■ WHAT THIS TASK INVOLVES
Take the lines from the top down to and including the one with "const per100gSig = [false, false, true, false, false, true];" and repeat them exactly. Omit images.

·····

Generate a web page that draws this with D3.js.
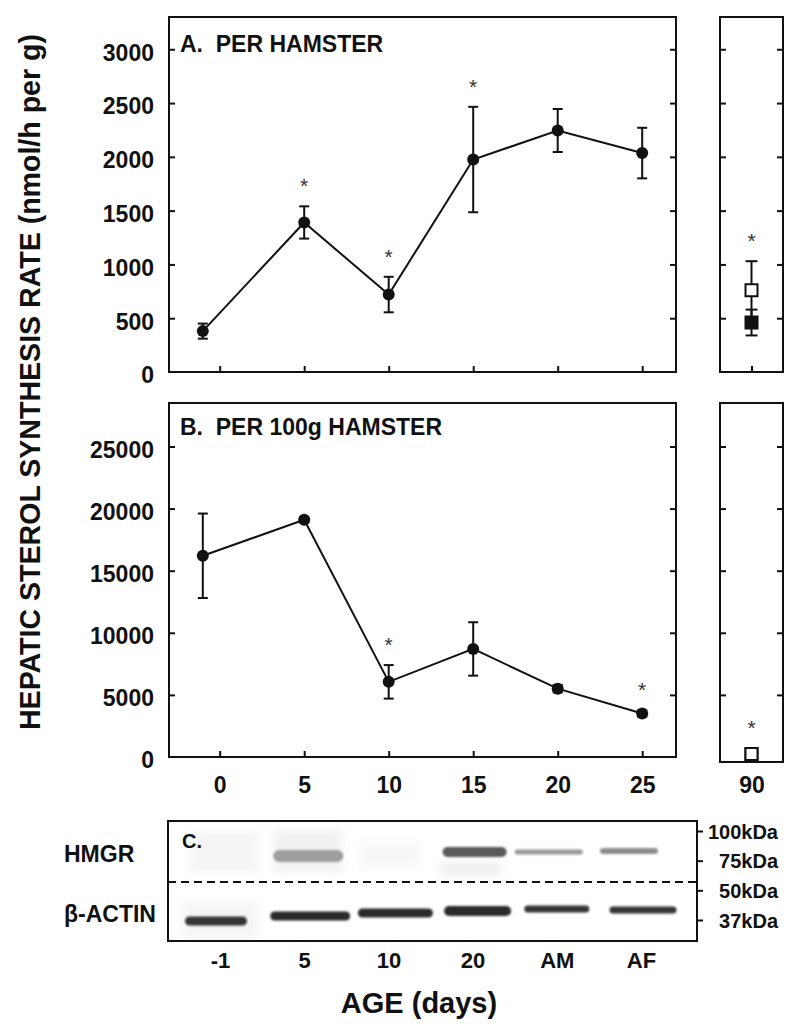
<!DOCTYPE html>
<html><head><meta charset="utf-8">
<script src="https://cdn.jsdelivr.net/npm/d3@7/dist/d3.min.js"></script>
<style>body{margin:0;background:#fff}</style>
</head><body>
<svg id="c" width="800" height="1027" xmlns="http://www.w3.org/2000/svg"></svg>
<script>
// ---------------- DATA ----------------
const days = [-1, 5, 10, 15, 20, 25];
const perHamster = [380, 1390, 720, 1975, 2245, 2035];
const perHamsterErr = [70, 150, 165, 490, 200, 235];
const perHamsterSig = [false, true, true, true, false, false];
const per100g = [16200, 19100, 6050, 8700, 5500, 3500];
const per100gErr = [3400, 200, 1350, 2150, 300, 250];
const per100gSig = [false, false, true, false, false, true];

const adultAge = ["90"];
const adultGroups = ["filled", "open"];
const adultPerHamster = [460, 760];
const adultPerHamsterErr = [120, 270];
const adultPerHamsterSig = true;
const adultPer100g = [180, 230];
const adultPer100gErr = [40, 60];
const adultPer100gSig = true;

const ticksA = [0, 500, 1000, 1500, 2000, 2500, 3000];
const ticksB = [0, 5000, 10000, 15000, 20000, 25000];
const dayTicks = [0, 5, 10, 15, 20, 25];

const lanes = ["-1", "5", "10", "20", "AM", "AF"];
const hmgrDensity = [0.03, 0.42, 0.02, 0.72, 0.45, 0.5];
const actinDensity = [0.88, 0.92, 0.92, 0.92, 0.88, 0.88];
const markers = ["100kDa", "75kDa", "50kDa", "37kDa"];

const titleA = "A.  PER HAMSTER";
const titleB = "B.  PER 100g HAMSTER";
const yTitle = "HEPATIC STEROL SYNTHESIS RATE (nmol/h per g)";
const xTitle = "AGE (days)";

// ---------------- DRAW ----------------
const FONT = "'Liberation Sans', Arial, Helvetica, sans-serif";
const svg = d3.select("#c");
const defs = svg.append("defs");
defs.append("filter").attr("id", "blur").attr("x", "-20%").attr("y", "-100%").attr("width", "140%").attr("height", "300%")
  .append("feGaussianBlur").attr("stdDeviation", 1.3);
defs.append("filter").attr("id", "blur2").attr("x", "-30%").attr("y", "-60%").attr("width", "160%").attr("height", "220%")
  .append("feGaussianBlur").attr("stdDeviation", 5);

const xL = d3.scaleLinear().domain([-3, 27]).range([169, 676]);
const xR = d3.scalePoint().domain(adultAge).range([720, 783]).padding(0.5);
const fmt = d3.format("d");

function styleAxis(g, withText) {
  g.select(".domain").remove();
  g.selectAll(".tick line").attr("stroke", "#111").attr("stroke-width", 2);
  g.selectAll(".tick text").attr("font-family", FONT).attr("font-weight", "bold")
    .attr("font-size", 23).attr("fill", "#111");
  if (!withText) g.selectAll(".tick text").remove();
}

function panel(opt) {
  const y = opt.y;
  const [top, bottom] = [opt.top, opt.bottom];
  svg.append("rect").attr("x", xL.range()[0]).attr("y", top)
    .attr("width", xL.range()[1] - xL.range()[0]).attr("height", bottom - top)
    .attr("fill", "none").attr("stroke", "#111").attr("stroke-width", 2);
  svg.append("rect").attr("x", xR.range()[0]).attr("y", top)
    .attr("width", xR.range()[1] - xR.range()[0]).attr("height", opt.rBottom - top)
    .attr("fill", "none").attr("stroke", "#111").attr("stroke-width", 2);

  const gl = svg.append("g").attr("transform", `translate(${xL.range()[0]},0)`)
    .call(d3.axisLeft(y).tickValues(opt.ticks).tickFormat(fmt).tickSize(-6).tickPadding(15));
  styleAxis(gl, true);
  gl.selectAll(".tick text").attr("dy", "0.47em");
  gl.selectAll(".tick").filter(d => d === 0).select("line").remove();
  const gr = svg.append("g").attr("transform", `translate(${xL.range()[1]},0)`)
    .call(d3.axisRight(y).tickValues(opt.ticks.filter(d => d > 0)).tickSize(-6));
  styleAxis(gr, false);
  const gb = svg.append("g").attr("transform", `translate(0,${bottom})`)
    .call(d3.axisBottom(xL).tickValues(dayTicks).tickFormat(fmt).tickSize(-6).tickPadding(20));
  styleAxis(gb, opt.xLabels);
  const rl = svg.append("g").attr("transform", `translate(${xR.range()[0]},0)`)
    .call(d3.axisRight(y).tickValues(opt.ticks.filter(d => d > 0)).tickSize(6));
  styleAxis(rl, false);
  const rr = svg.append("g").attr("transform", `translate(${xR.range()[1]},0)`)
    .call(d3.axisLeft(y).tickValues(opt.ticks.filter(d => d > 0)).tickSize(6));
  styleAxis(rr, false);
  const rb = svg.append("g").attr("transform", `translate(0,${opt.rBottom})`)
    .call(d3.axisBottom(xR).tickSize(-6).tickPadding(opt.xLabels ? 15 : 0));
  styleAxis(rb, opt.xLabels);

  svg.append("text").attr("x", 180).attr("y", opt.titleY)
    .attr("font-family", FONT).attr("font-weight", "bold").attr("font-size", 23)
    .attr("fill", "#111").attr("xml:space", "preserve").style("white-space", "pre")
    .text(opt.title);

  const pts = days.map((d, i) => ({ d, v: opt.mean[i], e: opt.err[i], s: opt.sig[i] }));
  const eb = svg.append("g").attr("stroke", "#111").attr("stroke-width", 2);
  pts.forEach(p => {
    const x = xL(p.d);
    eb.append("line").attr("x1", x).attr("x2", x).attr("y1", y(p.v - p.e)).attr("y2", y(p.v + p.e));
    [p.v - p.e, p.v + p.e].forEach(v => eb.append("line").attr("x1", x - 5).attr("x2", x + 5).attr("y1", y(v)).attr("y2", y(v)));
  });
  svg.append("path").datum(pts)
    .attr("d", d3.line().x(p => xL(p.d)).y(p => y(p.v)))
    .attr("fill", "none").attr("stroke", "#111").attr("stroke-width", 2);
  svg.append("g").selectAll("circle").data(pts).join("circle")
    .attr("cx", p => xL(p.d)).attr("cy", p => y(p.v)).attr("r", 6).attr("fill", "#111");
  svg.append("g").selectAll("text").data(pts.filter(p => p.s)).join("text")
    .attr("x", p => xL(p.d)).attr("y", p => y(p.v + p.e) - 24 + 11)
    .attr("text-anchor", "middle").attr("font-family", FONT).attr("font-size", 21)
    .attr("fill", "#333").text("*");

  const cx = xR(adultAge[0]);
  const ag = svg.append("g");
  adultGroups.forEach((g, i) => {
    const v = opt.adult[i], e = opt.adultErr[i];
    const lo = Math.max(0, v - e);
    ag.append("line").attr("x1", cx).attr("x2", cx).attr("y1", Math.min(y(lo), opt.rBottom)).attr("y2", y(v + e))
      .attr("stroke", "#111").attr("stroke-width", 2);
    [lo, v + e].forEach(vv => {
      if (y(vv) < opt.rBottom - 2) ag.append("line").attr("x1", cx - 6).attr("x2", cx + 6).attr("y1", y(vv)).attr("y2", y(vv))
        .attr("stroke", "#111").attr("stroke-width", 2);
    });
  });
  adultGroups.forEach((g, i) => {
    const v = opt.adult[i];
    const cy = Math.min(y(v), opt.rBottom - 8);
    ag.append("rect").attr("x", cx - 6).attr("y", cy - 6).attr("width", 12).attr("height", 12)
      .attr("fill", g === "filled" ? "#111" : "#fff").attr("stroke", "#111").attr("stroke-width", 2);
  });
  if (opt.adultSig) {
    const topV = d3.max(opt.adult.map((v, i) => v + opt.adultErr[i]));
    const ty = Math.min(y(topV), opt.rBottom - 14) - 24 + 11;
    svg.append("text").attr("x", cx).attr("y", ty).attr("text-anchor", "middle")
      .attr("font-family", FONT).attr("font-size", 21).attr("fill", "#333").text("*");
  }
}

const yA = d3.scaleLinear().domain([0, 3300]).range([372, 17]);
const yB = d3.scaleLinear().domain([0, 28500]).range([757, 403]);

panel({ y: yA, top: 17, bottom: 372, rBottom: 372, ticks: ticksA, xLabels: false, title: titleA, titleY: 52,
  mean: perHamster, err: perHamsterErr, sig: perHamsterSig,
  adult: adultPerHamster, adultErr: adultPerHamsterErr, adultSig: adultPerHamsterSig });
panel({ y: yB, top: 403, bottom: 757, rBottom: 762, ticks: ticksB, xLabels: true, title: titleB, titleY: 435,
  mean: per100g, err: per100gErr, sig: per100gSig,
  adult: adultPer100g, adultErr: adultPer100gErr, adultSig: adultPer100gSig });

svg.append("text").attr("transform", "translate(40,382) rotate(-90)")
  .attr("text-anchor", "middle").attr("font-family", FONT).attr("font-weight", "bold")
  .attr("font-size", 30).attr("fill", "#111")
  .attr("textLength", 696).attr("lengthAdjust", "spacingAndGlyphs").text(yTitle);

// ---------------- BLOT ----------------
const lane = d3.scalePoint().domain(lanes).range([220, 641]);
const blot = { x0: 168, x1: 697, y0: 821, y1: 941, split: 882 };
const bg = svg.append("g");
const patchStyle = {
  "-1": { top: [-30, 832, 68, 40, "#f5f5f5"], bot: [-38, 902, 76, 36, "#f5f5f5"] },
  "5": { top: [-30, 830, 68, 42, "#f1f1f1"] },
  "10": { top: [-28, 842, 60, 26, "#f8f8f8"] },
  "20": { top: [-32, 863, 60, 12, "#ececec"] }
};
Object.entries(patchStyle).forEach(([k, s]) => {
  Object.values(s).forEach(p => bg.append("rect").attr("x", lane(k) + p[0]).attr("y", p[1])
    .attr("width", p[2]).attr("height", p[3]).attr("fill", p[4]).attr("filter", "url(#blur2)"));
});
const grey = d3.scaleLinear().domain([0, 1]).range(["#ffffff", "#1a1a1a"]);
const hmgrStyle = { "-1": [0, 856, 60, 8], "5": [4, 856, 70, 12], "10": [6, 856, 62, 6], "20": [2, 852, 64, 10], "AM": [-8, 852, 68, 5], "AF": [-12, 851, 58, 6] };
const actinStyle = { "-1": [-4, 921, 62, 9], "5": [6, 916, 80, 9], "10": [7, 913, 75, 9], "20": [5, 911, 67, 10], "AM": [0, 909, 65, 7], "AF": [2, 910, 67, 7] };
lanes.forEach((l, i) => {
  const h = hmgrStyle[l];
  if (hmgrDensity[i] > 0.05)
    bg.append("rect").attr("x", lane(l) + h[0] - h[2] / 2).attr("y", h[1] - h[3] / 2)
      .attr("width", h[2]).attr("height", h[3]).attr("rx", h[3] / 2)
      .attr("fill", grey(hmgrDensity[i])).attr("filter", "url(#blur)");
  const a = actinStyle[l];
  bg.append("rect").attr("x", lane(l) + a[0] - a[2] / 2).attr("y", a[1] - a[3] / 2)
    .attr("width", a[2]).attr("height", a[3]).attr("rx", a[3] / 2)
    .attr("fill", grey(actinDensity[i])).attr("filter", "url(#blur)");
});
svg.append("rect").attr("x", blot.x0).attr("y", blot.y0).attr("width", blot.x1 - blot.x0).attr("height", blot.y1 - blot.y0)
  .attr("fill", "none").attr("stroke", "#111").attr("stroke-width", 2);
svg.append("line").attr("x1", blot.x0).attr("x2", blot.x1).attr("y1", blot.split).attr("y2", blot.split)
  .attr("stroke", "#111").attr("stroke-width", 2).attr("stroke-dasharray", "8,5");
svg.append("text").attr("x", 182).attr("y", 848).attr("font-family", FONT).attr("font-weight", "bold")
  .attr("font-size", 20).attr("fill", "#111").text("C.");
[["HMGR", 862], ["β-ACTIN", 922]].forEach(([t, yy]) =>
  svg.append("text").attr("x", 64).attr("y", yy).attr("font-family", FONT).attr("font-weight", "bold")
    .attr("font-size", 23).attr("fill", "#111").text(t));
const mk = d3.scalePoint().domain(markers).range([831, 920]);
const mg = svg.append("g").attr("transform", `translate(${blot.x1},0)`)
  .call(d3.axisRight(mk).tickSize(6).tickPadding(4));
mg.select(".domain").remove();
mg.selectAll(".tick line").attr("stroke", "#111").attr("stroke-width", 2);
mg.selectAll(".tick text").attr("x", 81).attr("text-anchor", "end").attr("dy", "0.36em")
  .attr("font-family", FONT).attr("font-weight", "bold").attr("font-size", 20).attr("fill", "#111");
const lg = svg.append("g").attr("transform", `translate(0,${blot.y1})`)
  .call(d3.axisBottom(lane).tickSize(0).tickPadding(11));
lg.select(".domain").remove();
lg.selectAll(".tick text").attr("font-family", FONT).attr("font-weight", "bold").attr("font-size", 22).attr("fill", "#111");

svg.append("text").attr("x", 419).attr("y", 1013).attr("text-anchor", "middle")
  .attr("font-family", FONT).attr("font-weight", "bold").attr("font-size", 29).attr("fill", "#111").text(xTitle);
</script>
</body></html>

·····

■ SOLVED EXERCISE
Generate a web page that draws this with D3.js.
<!DOCTYPE html>
<html><head><meta charset="utf-8">
<script src="https://cdn.jsdelivr.net/npm/d3@7/dist/d3.min.js"></script>
<style>body{margin:0;background:#fff}</style>
</head><body>
<svg id="c" width="800" height="1027" xmlns="http://www.w3.org/2000/svg"></svg>
<script>
// ---------------- DATA ----------------
const days = [-1, 5, 10, 15, 20, 25];
const perHamster = [380, 1390, 720, 1975, 2245, 2035];
const perHamsterErr = [70, 150, 165, 490, 200, 235];
const perHamsterSig = [false, true, true, true, false, false];
const per100g = [16200, 19100, 6050, 8700, 5500, 3500];
const per100gErr = [3400, 200, 1350, 2150, 300, 250];
const per100gSig = [false, false, true, false, false, true];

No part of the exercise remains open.